Una cosa è infine certa: questo testo della finanziaria è quello definitivo. Per valutarne appieno la portata, o anche per scoprire «bachi» nascosti nelle sue centinaia di pagine e migliaia di commi, occorrerà una lettura più approfondita di quella che è stata possibile ieri pomeriggio. Ma questa versione non potrà essere più modificata, perché il governo ha deciso di mettere la fiducia, nell’aula del Senato, dopo aver verificato l’impossibilità di concludere l’iter della discussione e delle votazioni in tempo utile. Poi passerà alla Camera, che dovrà approvarla – senza neppure un passaggio in Commissione – senza modifiche, pena un nuovo passaggio al Senato tra Natale e Capodanno.
Stamattina alle 10 verrà iniziata la discussione generale sulla fiducia, se nel frattempo il testo verrà «ripulito» degli appunti correttivi aggiunti fino all’ultimo minuto. Domani si andrà avanti fino alle 18. Venerdì, infine, nel tardo pomeriggio si arriverà alla fase delle «dichiarazioni di voto» e poi alla votazione vera e propria. Il presidente Antonio Marini ha già detto che comunque si potrebbe slittare fino a sabato mattina.
L’iter è barocco e sembra aver fatto definitivamente il suo tempo. Il ministro dei rapporti con il parlamento, Vannino Chiti, ha preannunciato che da gennaio le camere saranno investire del problema di trovare una nuova strada per definire annualmente quella che resta la principale legge dello stato. Perché «non penso sia normale che per sei, sette mesi, governo e parlamento siano occupati dietro alla legge finanziaria». Ha glissato senza troppi problemi sull’ennesimo voto di fiducia: «da molti anni, indipendentemente dal tipo di governo, è ingestibile senza questo voto».

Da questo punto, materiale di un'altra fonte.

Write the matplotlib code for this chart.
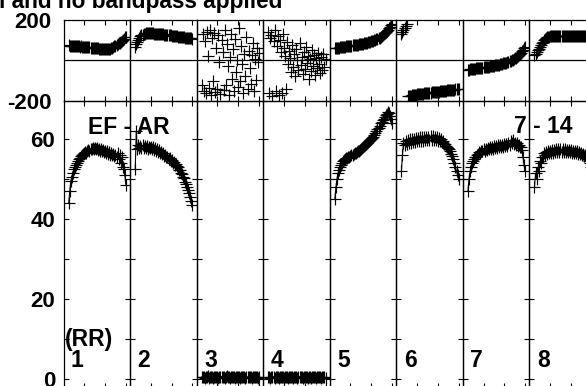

Sui contenuti sono invece evidenti i problemi creati dall’affastellarsi di provvedimenti (e pressioni categoriali o lobbistiche) senza un chiaro indirizzo unitario. Il punto principale resta quello della «stabilizzazione dei precari» del pubblico impiego e della scuola. Con parecchie differenze tra loro. Mentre per la scuola, infatti, sembra ormai pacifica la decisione di assumere in pianta stabile 150.000 insegnanti e 20.000 Ata (personale tecnico-amministrativo) già al lavoro da anni, per il pubblico impiego restano in piedi molte incertezze. Alimentate anche dalle oscure esternazioni del ministro della funzione pubblica,Luigi Nicolais, che prima – in un’intervista al Corsera – prometteva «niente assunzioni a pioggia» e «più determinazione sui licenziamenti», e poi (all’Ansa) spiegava che assumere questi 500.000 (impegnati da anni nella sostituzione del personale nel frattempo andato in pensione!) «non sarebbe un vantaggio per l’amministrazione». Se ne può concludere che le «regolarizzazioni» nei ministeri, negli enti locali e nella sanità saranno davvero poche.
Per restare nel campo dei precari, quanti hanno un contratto a tempo determinato usufruiranno di una detrazione Irpef di 1.380 euro l’anno; nulla, a quanto pare, per le altre 42 forme contrattuali «atipiche» esistenti sul mercato del lavoro. Proroga di un anno per i precari dell’Istat. Trecento nuovi ispettori del lavoro dovrebbero invece corroborare la lotta «al sommerso», agli infortuni, alle cosiddette «morti bianche».
Università e ricerca hanno ricevuto l’ennesimo sgarbo dopo molte promesse: scendono da 120 a 97 i milioni di euro aggiuntivi per di «recuperare il maltolto» dal Dpef di luglio. Un mare di soldi, invece, per l’alta velocità: 8,1 miliardi tra qui e il 2021, ma con la tranche più grosse per il gli anni 2008 e 2009. Soldi che verranno da un aumento dei pedaggi autostradali, contemporaneamente all’aumento del canone dovuto allo stato dalle società concessionarie. Conferme per gli incentivi alla rottamazione auto e alla conversione a gas metano e gpl. Per il rinnovo del contratto degli autoferrotranvieri sono stati stanziati 190 milioni di euro, il triplo di quanto inizialmente previsto, ma ancora troppo pochi per risolvere i problemi.
Confermati anche gli assegni familiari per i figli fino a 26 anni, se più di tre e studenti o apprendisti. Scomparso infine il ticket per i «codici verdi» al pronto soccorso. Dettagli sparsi, insomma, di un puzzle che scontenta tutti.